Russian Empire-born American cellist and composer (1889–1981)

Sara Gurowitsch (February 17, 1889 – April 24, 1981) was a Russian-born American cellist and composer.

== Early life ==
Sarah Gurowitsch was born in the Russian Empire, the daughter of Harry and Esther Goldenberg Gurowitsch, and raised in New York. Her brother Frank and her sister Esther were also musicians. She studied in New York at the National Conservatory of Music and with cellists Hans Kronold and Leo Schulz, then went to Germany for further musical studies with Robert Hausmann. In 1906, she won the Felix Mendelssohn Bartholdi Prize in Berlin.

== Career ==
While in Europe, Gurowitsch played Eugen d'Albert's cello concerto, with the composer himself accompanying her on piano. She made her American debut in 1910, with the New York Symphony Orchestra, under conductor Walter Damrosch. In 1913 she made a recording of the Kol Nidre, and headlined a "Russian Music Carnival" at Carnegie Hall.

In 1914, she toured on the lyceum circuit with baritone Marcus A. Kellerman. In 1916, she played at a concert of Jewish music at Columbia University.
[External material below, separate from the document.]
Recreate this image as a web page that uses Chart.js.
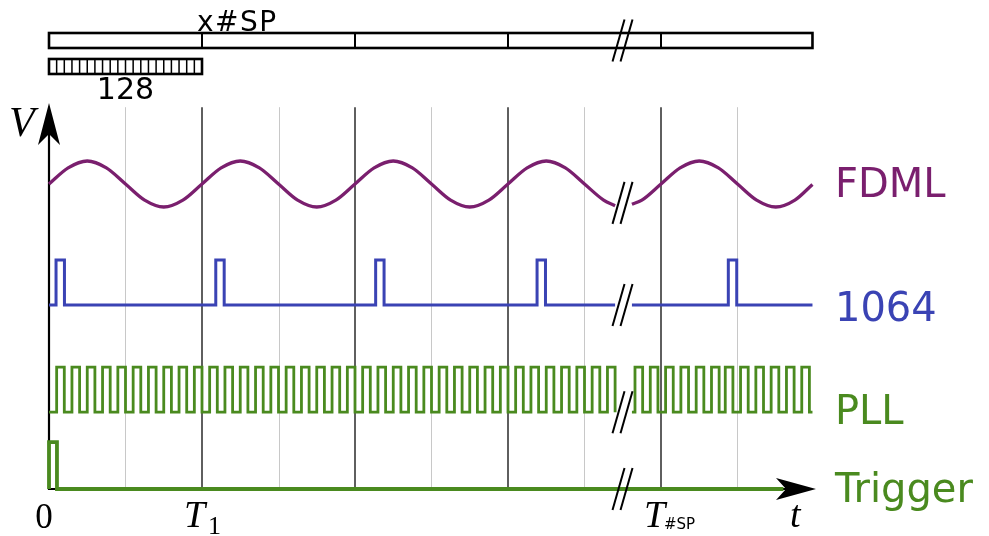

She played a concert at Bushwick High School in 1917. "She has a splendid command of her instrument," commented one reviewer in 1919, "gets a beautiful tone, and plays with sureness and soulful interpretation."

Gurowitsch left the professional stage after marriage in 1919, but she occasionally played at Jewish women's events in Bergen County, New Jersey. For example, in 1931 she played at a women's meeting of the YMHA, and in 1939 she performed at a local meeting of the National Council of Jewish Women.

== Personal life ==
Sarah Gurowitsch married a fellow Russian immigrant, Samuel Benjamin Leight, in 1919. Their sons Lawrence and Donald became musicians; another son, Edward, became an illustrator. Playwright and television producer Warren Leight is Sarah Gurowitsch's grandson. Her husband died in 1970. Sarah Gurowitsch Leight died in 1981, aged 92 years.